Willy has stated that sidechains, like the Liquid Network, will warp the ratio and necessitate recalibration in response – naturally, sidechains (on any blockchain) will take ever growing portions of value transfer away from on-chain activity.

A further, more recent elaboration of the NVT indicator – and another work in progress – is Willy’s “NVT Caps,” or capitalizations, in which he “[maps] NVT back into a valuation domain.” The effect can be seen below. Willy says that the NVT Cap bands converge toward the bottom of a cycle, signalling the event ahead of time.

nvtcaps.png

UTXO Oracles

Perhaps hewing closest to the NVT indicator is Delphi Digital’s analysis of unspent transaction outputs (UTXOs). Like the NVT, it measures historical activity on the Bitcoin blockchain and constructs predictions, and MA-like illustrations.

Delphi surmise that the longer a coin has been dormant and unmoved the less likely it is that the coin’s owner will sell it – the owner has become a holder.
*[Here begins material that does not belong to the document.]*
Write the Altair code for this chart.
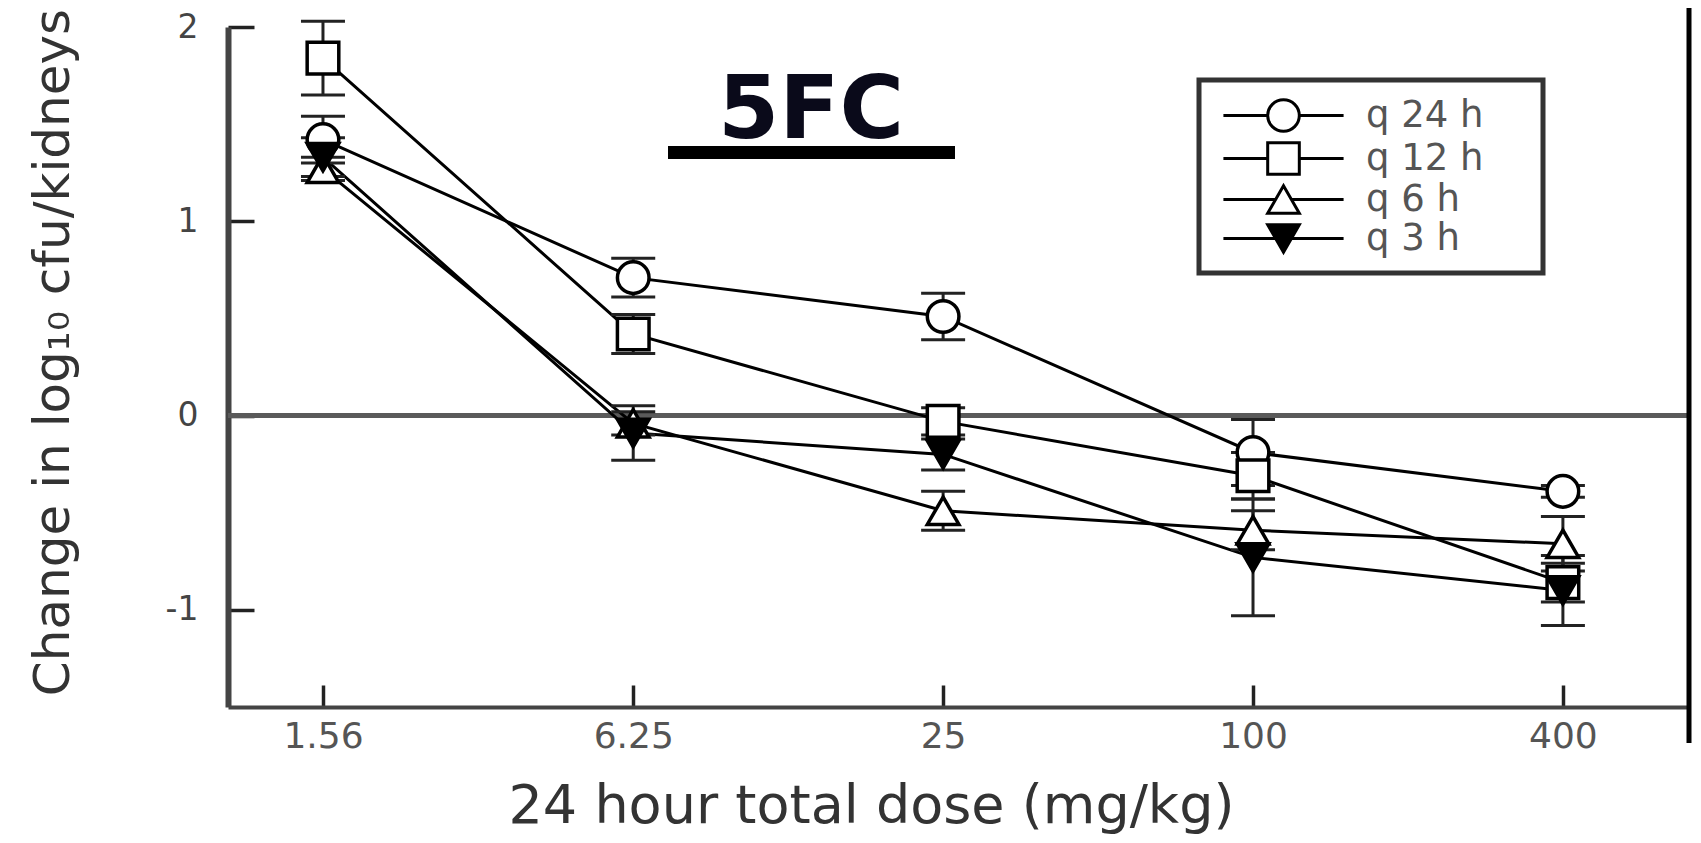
import altair as alt
import pandas as pd

# ---- data ----
doses = [1.56, 6.25, 25, 100, 400]
series_names = ["q 24 h", "q 12 h", "q 6 h", "q 3 h"]
q24 = [1.42, 0.71, 0.51, -0.19, -0.39]
q24_err = [0.12, 0.10, 0.12, 0.17, 0.03]
q12 = [1.84, 0.42, -0.03, -0.31, -0.86]
q12_err = [0.19, 0.10, 0.07, 0.12, 0.10]
q6 = [1.27, -0.04, -0.49, -0.59, -0.66]
q6_err = [0.06, 0.06, 0.10, 0.10, 0.14]
q3 = [1.33, -0.09, -0.20, -0.73, -0.90]
q3_err = [0.10, 0.14, 0.08, 0.30, 0.18]
y_ticks = [-1, 0, 1, 2]
x_ticks = doses
zero_line = [0]
title_text = "5FC"
x_title = "24 hour total dose (mg/kg)"
y_title = "Change in log\u2081\u2080 cfu/kidneys"

rows = []
for name, vals, errs in zip(series_names, [q24, q12, q6, q3], [q24_err, q12_err, q6_err, q3_err]):
    for d, v, e in zip(doses, vals, errs):
        rows.append({"series": name, "dose": d, "value": v, "lo": v - e, "hi": v + e})
df = pd.DataFrame(rows)
zero_df = pd.DataFrame({"ref": zero_line})
title_df = pd.DataFrame({"label": [title_text]})

FONT = "DejaVu Sans"
W, H = 1460, 680

xscale = alt.Scale(type="log", domain=[1.02, 700], nice=False)
yscale = alt.Scale(domain=[-1.5, 2], nice=False, zero=False)

x_axis = alt.Axis(values=x_ticks, format="~g", title=x_title, grid=False,
                  tickSize=alt.ExprRef("-22"), tickWidth=3.5, tickColor="#222",
                  domainColor="#444", domainWidth=4,
                  labelFontSize=36, labelFont=FONT, labelColor="#555", labelPadding=34,
                  titleFontSize=54, titleFont=FONT, titleFontWeight="normal", titleColor="#333",
                  titleX=643, titleY=115, titleBaseline="alphabetic", titleAlign="center")
y_axis = alt.Axis(values=y_ticks, labelExpr="'' + datum.value", title=y_title, grid=False,
                  tickSize=alt.ExprRef("-26"), tickWidth=3.5, tickColor="#222",
                  domainColor="#444", domainWidth=6,
                  labelFontSize=33, labelFont=FONT, labelColor="#444", labelPadding=56,
                  titleFontSize=50, titleFont=FONT, titleFontWeight="normal", titleColor="#333",
                  titleAngle=270, titleX=-160, titleY=325, titleBaseline="alphabetic", titleAlign="center")

X = alt.X("dose:Q", scale=xscale, axis=x_axis)
Y = alt.Y("value:Q", scale=yscale, axis=y_axis)

zero = alt.Chart(zero_df).mark_rule(color="#5a5a5a", strokeWidth=5).encode(y=alt.Y("ref:Q", scale=yscale))

lines = alt.Chart(df).mark_line(color="black", strokeWidth=3).encode(
    x=X, y=Y, detail="series:N", order="dose:Q")

err = alt.Chart(df).mark_rule(color="#222", strokeWidth=3).encode(
    x=alt.X("dose:Q", scale=xscale), y=alt.Y("lo:Q", scale=yscale), y2="hi:Q")
cap_lo = alt.Chart(df).mark_tick(orient="horizontal", size=44, thickness=3, color="#222", opacity=1).encode(
    x=alt.X("dose:Q", scale=xscale), y=alt.Y("lo:Q", scale=yscale))
cap_hi = alt.Chart(df).mark_tick(orient="horizontal", size=44, thickness=3, color="#222", opacity=1).encode(
    x=alt.X("dose:Q", scale=xscale), y=alt.Y("hi:Q", scale=yscale))

shapes = ["circle", "square", "triangle-up", "triangle-down"]
fills = ["white", "white", "white", "black"]
strokes = ["black", "black", "black", "black"]

points = alt.Chart(df).mark_point(filled=True, size=1000, stroke="black", strokeWidth=3.5, opacity=1).encode(
    x=alt.X("dose:Q", scale=xscale), y=alt.Y("value:Q", scale=yscale),
    shape=alt.Shape("series:N", scale=alt.Scale(domain=series_names, range=shapes), legend=None),
    fill=alt.Fill("series:N", scale=alt.Scale(domain=series_names, range=fills), legend=None))

# legend frame (drawn as a box behind the legend entries)
legend_box = alt.Chart(title_df).mark_rect(fill="white", stroke="#333", strokeWidth=5).encode(
    x=alt.value(971), x2=alt.value(1315), y=alt.value(53), y2=alt.value(246))

# legend symbols: marker with a short line through it
legend_paths = [
    "M-3.8,0H-1M1,0H3.8M1,0A1,1,0,1,1,-1,0A1,1,0,1,1,1,0Z",
    "M-3.8,0H-1M1,0H3.8M-1,-1H1V1H-1Z",
    "M-3.8,0H-0.5M0.5,0H3.8M0,-0.866L1,0.866L-1,0.866Z",
    "M-3.8,0H-0.5M0.5,0H3.8M0,0.866L1,-0.866L-1,-0.866Z",
]
leg = alt.Legend(title=None, orient="none", legendX=971, legendY=50,
                 symbolSize=1000, symbolStrokeWidth=3, symbolStrokeColor="black",
                 labelFontSize=37, labelFont=FONT, labelColor="#555",
                 padding=20, rowPadding=-2, symbolOffset=46, labelOffset=64)
legend_layer = alt.Chart(df).transform_filter("datum.value > 100").mark_point(
    filled=True, size=1000, strokeWidth=3, opacity=1).encode(
    x=alt.X("dose:Q", scale=xscale), y=alt.Y("value:Q", scale=yscale),
    shape=alt.Shape("series:N", scale=alt.Scale(domain=series_names, range=legend_paths), legend=leg),
    fill=alt.Fill("series:N", scale=alt.Scale(domain=series_names, range=fills), legend=leg),
    stroke=alt.Stroke("series:N", scale=alt.Scale(domain=series_names, range=strokes), legend=leg))

title_mark = alt.Chart(title_df).mark_text(fontSize=88, fontWeight="bold", font=FONT, color="#0a0a1a",
                                           align="center", baseline="alphabetic").encode(
    x=alt.value(583), y=alt.value(111), text="label:N")
underline = alt.Chart(title_df).mark_rule(color="black", strokeWidth=13).encode(
    x=alt.value(440), x2=alt.value(727), y=alt.value(125.5))
right_border = alt.Chart(title_df).mark_rule(color="black", strokeWidth=5).encode(
    x=alt.value(W + 1), y=alt.value(-27), y2=alt.value(716))

chart = alt.layer(zero, lines, err, cap_lo, cap_hi, points, legend_box, legend_layer,
                  title_mark, underline, right_border
).resolve_scale(shape="independent", fill="independent", stroke="independent").properties(
    width=W, height=H,
    autosize=alt.AutoSizeParams(type="none"),
    padding={"left": 220, "top": 19, "right": 5, "bottom": 128},
    background="white",
).configure_view(stroke=None)

chart.save("out.html", embed_options={"renderer": "svg", "actions": False})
The group have applied this principle to the entire UTXO pool across bitcoin’s entire history, and derived a patterned relationship between the age of the UTXO pool and the asset’s price.

utxo2.png

They observe that the UTXO pool reaches its maximum overall age – it is least volatile – during the starts of uptrends; conversely, they observe that the pool reaches its minimum age – it is most volatile – after the price peaks and during bubble-pops.

Delphi are also keen to emphasize the effect of Bitcoin’s halving event, and its role in fostering a “clear reduction of natural selling pressure” – although they add that “it’s difficult to isolate [the halving’s] direct impact because market participants likely price it in.”

The halving – the amount of bitoin awarded to a successful miner – has in the previous cycles occured squarely during market uptrends, long after the previous market cycle’s bases have been put in.

Using these methods, Delphi called a bottom in bitcoin price action by the end Q1 2019 – which has almost arrived – or H1 at the most, making their analysis one of the most auspicious and comforting.

Dime-a-Dozen

This has certainly not been an exhaustive list of bitcoin price predictions. Much of the industry think that a bottom has been found, but just as many believe the opposite. Anticipations of a final capitulation below $3,000, or even $2,000, are not uncommon.

The concept of recurring market cycles, however, is pretty much universal across the space; and generally, most analysts tend to predict elongating market cycles. Indeed, this is already bitcoin’s longest bear market. Ultimately, it is hard to walk away from all these analyses believing that there is much more pain to come – especially for those who have weathered the storm this long. 

The only thing that just about everybody in crypto agrees on, however, is that bitcoin and crypto are not dead.